I am using elapsed filter plugin for calculating time difference between multiple start/end events for a particular id.
if [StepName] == "Step1" and [StepStatus] == "start" {
mutate { add_tag => "Step1_start" }
} else if [StepName] == "Step1" and [StepStatus] == "end" {
mutate { add_tag => "Step1_end" }
} else if [StepName] == "Step2" and [StepStatus] == "start" {
mutate { add_tag => "Step2_start" }
} else if [StepName] == "Step2" and [StepStatus] == "end" {
mutate { add_tag => "Step2_end" }
} else if [StepName] == "Step3" and [StepStatus] == "start" {
mutate { add_tag => "Step3_start" }
} else if [StepName] == "Step3" and [StepStatus] == "end" {
mutate { add_tag => "Step3_end" }
}
elapsed{
start_tag => "Step1_start"
end_tag => "Step1_end"
unique_id_field => "FrtId"
new_event_on_match => false
timeout => 1800
}
elapsed{
start_tag => "Step2_start"
end_tag => "Step2_end"
unique_id_field => "FudtId"
new_event_on_match => false
timeout => 1800
}
elapsed{
start_tag => "Step3_start"
end_tag => "Step3_end"
unique_id_field => "FudtId"
new_event_on_match => false
timeout => 1800
}
The problem I am facing is, In-spite of the data being absolutely correct. For many documents I am getting "elapsed_end_without_start" tag. However for the same document I am having the start tag already present before in the file from which I am loading it.
Any help will be appreciated. Thanks for A2A.
I've finally got my answer.
So in future, If anyone faces the same problem. It's an issue with elapsed filter plugin. Since the no of workers which are running for your logstash is not singular.
They should mention in their documentation that elapsed filter plugin works correct only with single logstash worker. As they have mentioned for aggregate filter plugin.

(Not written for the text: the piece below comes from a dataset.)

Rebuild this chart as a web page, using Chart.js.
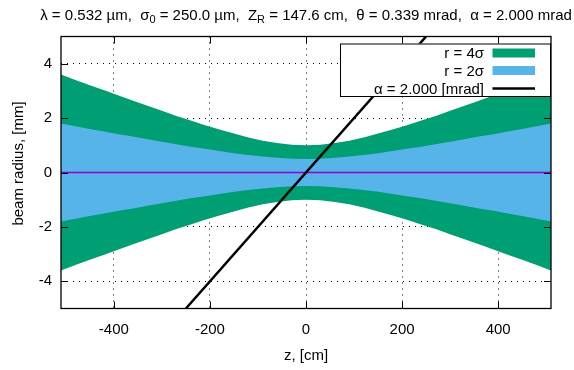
<!DOCTYPE html>
<html lang="en">
<head>
<meta charset="UTF-8">
<title>Gaussian beam envelope</title>
<script src="https://cdn.jsdelivr.net/npm/chart.js"></script>
<style>
  html, body { margin: 0; padding: 0; background: #fff; }
  #wrap { width: 574px; height: 370px; position: relative; }
</style>
</head>
<body>
<div id="wrap"><canvas id="beam"></canvas></div>
<script>
// z along the beam, cm
const zPos = [-510, -480, -450, -420, -390, -360, -330, -300, -270, -240, -210, -180, -150, -120, -90, -60, -30,
              0, 30, 60, 90, 120, 150, 180, 210, 240, 270, 300, 330, 360, 390, 420, 450, 480, 510];
// envelope r = 4 sigma, mm
const r4 = [3.60, 3.40, 3.21, 3.02, 2.83, 2.64, 2.45, 2.27, 2.08, 1.91, 1.74, 1.58, 1.43, 1.29, 1.17, 1.08, 1.02,
            1.00, 1.02, 1.08, 1.17, 1.29, 1.43, 1.58, 1.74, 1.91, 2.08, 2.27, 2.45, 2.64, 2.83, 3.02, 3.21, 3.40, 3.60];
// envelope r = 2 sigma, mm
const r2 = [1.80, 1.70, 1.60, 1.51, 1.41, 1.32, 1.22, 1.13, 1.04, 0.95, 0.87, 0.79, 0.71, 0.64, 0.59, 0.54, 0.51,
            0.50, 0.51, 0.54, 0.59, 0.64, 0.71, 0.79, 0.87, 0.95, 1.04, 1.13, 1.22, 1.32, 1.41, 1.51, 1.60, 1.70, 1.80];
// divergence line, alpha = 2 mrad
const alphaZ = [-250, 250];
const alphaR = [-5, 5];
// beam axis
const axisZ = [-510, 510];
const axisR = [0, 0];

const xTicks = [-400, -200, 0, 200, 400];
const yTicks = [-4, -2, 0, 2, 4];
const keyLabels = ['r = 4σ', 'r = 2σ', 'α = 2.000 [mrad]'];
const titleParts = [
    ['λ = 0.532 µm,  σ', false], ['0', true], [' = 250.0 µm,  Z', false], ['R', true],
    [' = 147.6 cm,  θ = 0.339 mrad,  α = 2.000 mrad', false]
];

const FONT = '"Liberation Sans", Arial, sans-serif';
const GREEN = '#009e73';
const BLUE = '#56b4e9';

const pts = (xs, ys, sign) => xs.map((x, i) => ({ x: x, y: sign * ys[i] }));

// frame, inward ticks, opaque key and titles the gnuplot way
const gnuplotBits = {
    id: 'gnuplotBits',
    afterDatasetsDraw(chart) {
        const ctx = chart.ctx;
        const { left, right, top, bottom } = chart.chartArea;
        const sx = chart.scales.x, sy = chart.scales.y;
        const tl = 7;
        ctx.save();
        ctx.strokeStyle = '#000';
        ctx.lineWidth = 1;
        ctx.beginPath();
        xTicks.forEach(v => {
            const p = Math.round(sx.getPixelForValue(v)) + 0.5;
            ctx.moveTo(p, bottom); ctx.lineTo(p, bottom - tl);
            ctx.moveTo(p, top); ctx.lineTo(p, top + tl);
        });
        yTicks.forEach(v => {
            const p = Math.round(sy.getPixelForValue(v)) + 0.5;
            ctx.moveTo(left, p); ctx.lineTo(left + tl, p);
            ctx.moveTo(right, p); ctx.lineTo(right - tl, p);
        });
        ctx.stroke();

        // key
        const ds = chart.data.datasets;
        const kx0 = 340, kx1 = right, ky0 = top + 7, ky1 = top + 59.5;
        ctx.fillStyle = '#fff';
        ctx.fillRect(kx0, ky0, kx1 - kx0, ky1 - ky0);
        ctx.lineWidth = 1;
        ctx.strokeRect(kx0 + 0.5, ky0 + 0.5, kx1 - kx0 - 1, ky1 - ky0);
        ctx.font = '15px ' + FONT;
        ctx.textAlign = 'right';
        ctx.textBaseline = 'middle';
        const rows = [ky0 + 9.5, ky0 + 27, ky0 + 45];
        const sw0 = right - 58.5, sw1 = right - 16;
        keyLabels.forEach((t, i) => {
            ctx.fillStyle = '#000';
            ctx.fillText(t, right - 67, rows[i] + 1);
            if (i < 2) {
                ctx.fillStyle = ds[i * 2].backgroundColor;
                ctx.fillRect(sw0, rows[i] - 4.5, sw1 - sw0, 9);
            } else {
                ctx.strokeStyle = ds[5].borderColor;
                ctx.lineWidth = ds[5].borderWidth;
                ctx.beginPath();
                ctx.moveTo(sw0, rows[i]); ctx.lineTo(sw1, rows[i]);
                ctx.stroke();
            }
        });

        // frame
        ctx.strokeStyle = '#000';
        ctx.lineWidth = 1.3;
        ctx.strokeRect(left, top, right - left, bottom - top);
        ctx.restore();
    },
    afterDraw(chart) {
        const ctx = chart.ctx;
        const { left, right, top, bottom } = chart.chartArea;
        ctx.save();
        ctx.fillStyle = '#000';
        ctx.textBaseline = 'alphabetic';
        // top title with subscripts
        const big = '15px ' + FONT, small = '11px ' + FONT;
        let w = 0;
        titleParts.forEach(([t, sub]) => { ctx.font = sub ? small : big; w += ctx.measureText(t).width; });
        let x = (left + right) / 2 - w / 2;
        ctx.textAlign = 'left';
        titleParts.forEach(([t, sub]) => {
            ctx.font = sub ? small : big;
            ctx.fillText(t, x, sub ? 23 : 19.5);
            x += ctx.measureText(t).width;
        });
        // axis titles
        ctx.font = big;
        ctx.textAlign = 'center';
        ctx.fillText('z, [cm]', (left + right) / 2, bottom + 51);
        ctx.translate(23, (top + bottom) / 2 - 9);
        ctx.rotate(-Math.PI / 2);
        ctx.fillText('beam radius, [mm]', 0, 0);
        ctx.restore();
    }
};

const band = (data, color, fillTo, order) => ({
    data: data, backgroundColor: color, borderColor: 'rgba(0,0,0,0)', borderWidth: 0,
    pointRadius: 0, fill: fillTo, order: order, tension: 0
});

new Chart(document.getElementById('beam'), {
    type: 'line',
    data: {
        datasets: [
            band(pts(zPos, r4, 1), GREEN, 1, 3),
            band(pts(zPos, r4, -1), GREEN, false, 3),
            band(pts(zPos, r2, 1), BLUE, 3, 2),
            band(pts(zPos, r2, -1), BLUE, false, 2),
            { data: pts(axisZ, axisR, 1), borderColor: '#9400d3', borderWidth: 1.5, pointRadius: 0, fill: false, order: 1 },
            { data: pts(alphaZ, alphaR, 1), borderColor: '#000', borderWidth: 2.5, pointRadius: 0, fill: false, order: 0 }
        ]
    },
    options: {
        responsive: true,
        maintainAspectRatio: false,
        animation: false,
        events: [],
        layout: { padding: { top: 36.5, right: 23, left: 0, bottom: 0 } },
        plugins: { legend: { display: false }, tooltip: { enabled: false }, title: { display: false } },
        scales: {
            x: {
                type: 'linear', min: -510, max: 510,
                afterBuildTicks: s => { s.ticks = xTicks.map(v => ({ value: v })); },
                afterFit: s => { s.height = 61.5; },
                grid: { color: '#000', lineWidth: 1, drawTicks: false },
                border: { display: false, dash: [1, 5] },
                ticks: { padding: 12, color: '#000', maxRotation: 0, font: { family: FONT, size: 15 } }
            },
            y: {
                type: 'linear', min: -5, max: 5,
                afterBuildTicks: s => { s.ticks = yTicks.map(v => ({ value: v })); },
                afterFit: s => { s.width = 61; },
                grid: { color: '#000', lineWidth: 1, drawTicks: false },
                border: { display: false, dash: [1, 5] },
                ticks: { padding: 9, color: '#000', font: { family: FONT, size: 15 } }
            }
        }
    },
    plugins: [gnuplotBits]
});
</script>
</body>
</html>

It may happen that the start tag for an id is handled by one worker and end tag by another. So in this case it adds the tag "elapsed_end_without_start" for that end event.
However, if there are multiple workers. Its not that elapsed plugin will totally fail. It can give you an accuracy of about 70-80% (It gave this much to me. It's completely random)
The work around for this situation is we can define the no of logstash workers to be one. However, its not an optimal solution since data ingestion would be slow and there will be heavy load on one worker.